[Exercise prompt]:
Transcribe every line exactly and omit anything that is a picture.

++++ Data lines ++++

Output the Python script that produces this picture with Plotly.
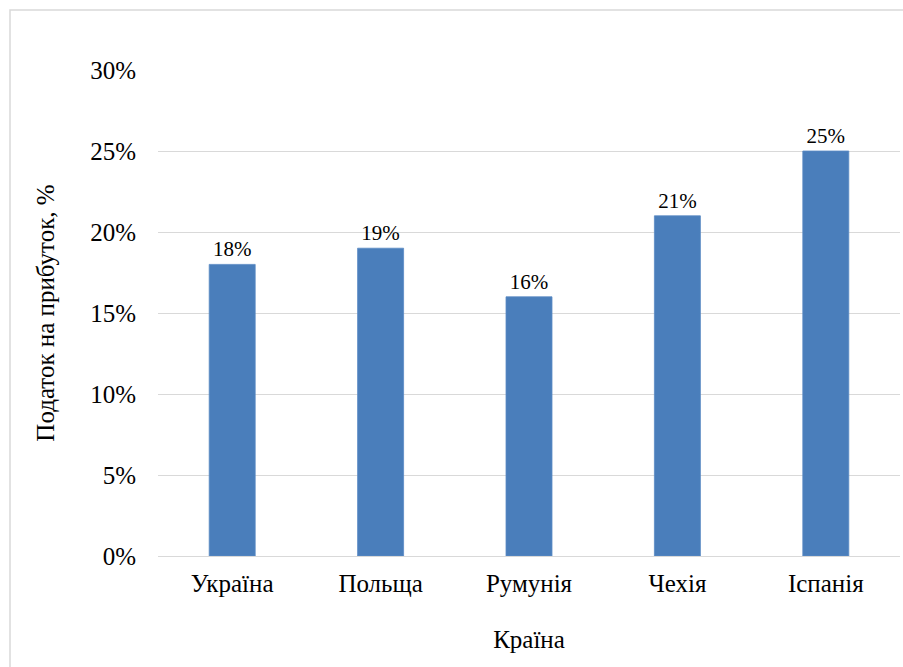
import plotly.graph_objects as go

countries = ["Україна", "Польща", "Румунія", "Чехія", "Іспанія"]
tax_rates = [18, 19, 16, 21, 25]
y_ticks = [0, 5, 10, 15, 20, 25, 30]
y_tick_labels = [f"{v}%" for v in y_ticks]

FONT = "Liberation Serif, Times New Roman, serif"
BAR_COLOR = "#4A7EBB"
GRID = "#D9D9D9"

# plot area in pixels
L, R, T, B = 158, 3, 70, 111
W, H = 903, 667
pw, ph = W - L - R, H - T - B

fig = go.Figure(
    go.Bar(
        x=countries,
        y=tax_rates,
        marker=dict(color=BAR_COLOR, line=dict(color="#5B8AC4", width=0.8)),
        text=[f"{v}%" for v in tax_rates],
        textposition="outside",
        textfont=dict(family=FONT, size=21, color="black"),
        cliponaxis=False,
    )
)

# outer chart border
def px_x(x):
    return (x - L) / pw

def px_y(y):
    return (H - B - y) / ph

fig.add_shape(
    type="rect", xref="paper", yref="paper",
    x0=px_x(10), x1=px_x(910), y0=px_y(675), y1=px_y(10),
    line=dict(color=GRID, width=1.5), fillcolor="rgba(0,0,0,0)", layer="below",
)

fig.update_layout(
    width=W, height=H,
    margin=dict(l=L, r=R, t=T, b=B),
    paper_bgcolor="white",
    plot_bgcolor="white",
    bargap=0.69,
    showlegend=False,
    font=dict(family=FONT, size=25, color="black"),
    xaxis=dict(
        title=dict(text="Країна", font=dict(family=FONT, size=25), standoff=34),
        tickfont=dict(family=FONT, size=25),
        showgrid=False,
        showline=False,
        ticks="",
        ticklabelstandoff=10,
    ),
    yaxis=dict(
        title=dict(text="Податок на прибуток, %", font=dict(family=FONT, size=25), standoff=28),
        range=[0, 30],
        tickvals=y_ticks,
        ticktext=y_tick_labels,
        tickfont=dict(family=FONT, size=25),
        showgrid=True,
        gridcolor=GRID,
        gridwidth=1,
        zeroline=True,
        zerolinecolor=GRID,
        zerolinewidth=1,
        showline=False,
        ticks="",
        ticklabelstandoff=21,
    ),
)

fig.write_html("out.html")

++++

[Full response]:
Output the Python script that produces this picture with Plotly.
import plotly.graph_objects as go

countries = ["Україна", "Польща", "Румунія", "Чехія", "Іспанія"]
tax_rates = [18, 19, 16, 21, 25]
y_ticks = [0, 5, 10, 15, 20, 25, 30]
y_tick_labels = [f"{v}%" for v in y_ticks]

FONT = "Liberation Serif, Times New Roman, serif"
BAR_COLOR = "#4A7EBB"
GRID = "#D9D9D9"

# plot area in pixels
L, R, T, B = 158, 3, 70, 111
W, H = 903, 667
pw, ph = W - L - R, H - T - B

fig = go.Figure(
    go.Bar(
        x=countries,
        y=tax_rates,
        marker=dict(color=BAR_COLOR, line=dict(color="#5B8AC4", width=0.8)),
        text=[f"{v}%" for v in tax_rates],
        textposition="outside",
        textfont=dict(family=FONT, size=21, color="black"),
        cliponaxis=False,
    )
)

# outer chart border
def px_x(x):
    return (x - L) / pw

def px_y(y):
    return (H - B - y) / ph

fig.add_shape(
    type="rect", xref="paper", yref="paper",
    x0=px_x(10), x1=px_x(910), y0=px_y(675), y1=px_y(10),
    line=dict(color=GRID, width=1.5), fillcolor="rgba(0,0,0,0)", layer="below",
)

fig.update_layout(
    width=W, height=H,
    margin=dict(l=L, r=R, t=T, b=B),
    paper_bgcolor="white",
    plot_bgcolor="white",
    bargap=0.69,
    showlegend=False,
    font=dict(family=FONT, size=25, color="black"),
    xaxis=dict(
        title=dict(text="Країна", font=dict(family=FONT, size=25), standoff=34),
        tickfont=dict(family=FONT, size=25),
        showgrid=False,
        showline=False,
        ticks="",
        ticklabelstandoff=10,
    ),
    yaxis=dict(
        title=dict(text="Податок на прибуток, %", font=dict(family=FONT, size=25), standoff=28),
        range=[0, 30],
        tickvals=y_ticks,
        ticktext=y_tick_labels,
        tickfont=dict(family=FONT, size=25),
        showgrid=True,
        gridcolor=GRID,
        gridwidth=1,
        zeroline=True,
        zerolinecolor=GRID,
        zerolinewidth=1,
        showline=False,
        ticks="",
        ticklabelstandoff=21,
    ),
)

fig.write_html("out.html")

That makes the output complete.